- Born: 9 July 1877 Bayonne, Labourd, France
- Died: 17 April 1957 (aged 79) Tardets, Soule, France
- Occupations: Priest, writer
- Writing career
- Notable work: Dictionnaire basque-français • L'emigration basque • Le Pays basque à vol d'oiseau • Mirentchu

= Pierre Lhande =

Pierre Lhande Heguy (Pierre Allande Hegi) was a French writer. He was born in Bayonne, France on 9 July 1877 and died 17 April 1957 in Tardets, Soule; for unknown reasons he was given his grandfather's surname, Lhande, as opposed to his father's surname Basagaitz.

==Biography==
At the age of 8 when Lhande's father died he moved to Sauguis-Saint-Étienne in Soule with his mother. A young man, he joined the Seminary of Bayonne but was subsequently expelled due to his pre-occupation with poetry and the Basque language. He then joined the Jesuits of Rodez and moved to Belgium and later the Netherlands with the order.
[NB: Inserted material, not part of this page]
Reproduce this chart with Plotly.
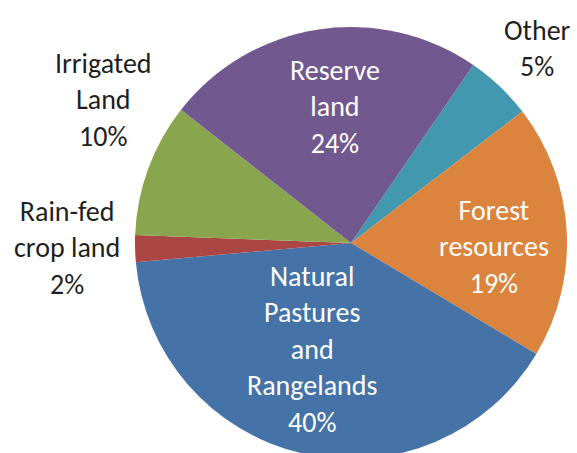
import plotly.graph_objects as go

# ---- data ----
categories = ["Other", "Forest resources", "Natural Pastures and Rangelands",
              "Rain-fed crop land", "Irrigated Land", "Reserve land"]
label_lines = ["Other", "Forest<br>resources", "Natural<br>Pastures<br>and<br>Rangelands",
               "Rain-fed<br>crop land", "Irrigated<br>Land", "Reserve<br>land"]
shares = [5, 19, 40, 2, 10, 24]
colors = ["#4198AF", "#DB843D", "#4572A7", "#AA4643", "#89A54E", "#71588F"]

W, H = 577, 470
FONT = "Carlito, Calibri, Lato, sans-serif"

# pie placement (pixels): center and radius
cx, cy, R = 351, 243, 216

fig = go.Figure()
fig.add_trace(go.Pie(
    labels=categories,
    values=shares,
    sort=False,
    direction="clockwise",
    rotation=34.5,
    marker=dict(colors=colors, line=dict(width=0)),
    textinfo="none",
    hoverinfo="label+percent",
    showlegend=False,
    domain=dict(x=[(cx - R) / W, (cx + R) / W], y=[(H - cy - R) / H, (H - cy + R) / H]),
))

# label positions in pixels (center of text block) and colours
label_pos = [(537, 48), (494, 247), (312, 349), (67, 248), (103, 100), (335, 107)]
label_col = ["#1f1f1f", "white", "white", "#1f1f1f", "#1f1f1f", "white"]

for name, val, (px, py), col in zip(label_lines, shares, label_pos, label_col):
    fig.add_annotation(
        x=px / W, y=(H - py) / H, xref="paper", yref="paper",
        text=f"{name}<br>{val}%", showarrow=False,
        xanchor="center", yanchor="middle", align="center",
        font=dict(family=FONT, size=28, color=col),
    )

fig.update_layout(
    width=W, height=H,
    margin=dict(l=0, r=0, t=0, b=0),
    paper_bgcolor="white", plot_bgcolor="white",
)

fig.write_html("out.html",
               config={"displayModeBar": False},
               post_script="document.body.style.margin='0';document.body.style.overflow='hidden';")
After a teaching spell in El Puerto de Santa María, he returned to Belgium and was ordained in August 1910. He returned to Hondarribia in the Northern Basque Country in 1911. He would remain in the Basque Country until his death in 1957 in the Saint-Antoine à Tardets home.

==Works==
The author of numerous pieces of writing, he is perhaps best known for his monumental 1926 Dictionnaire Basque-Français of the Northern Basque dialects Labourdin, Lower Navarrese and Souletin.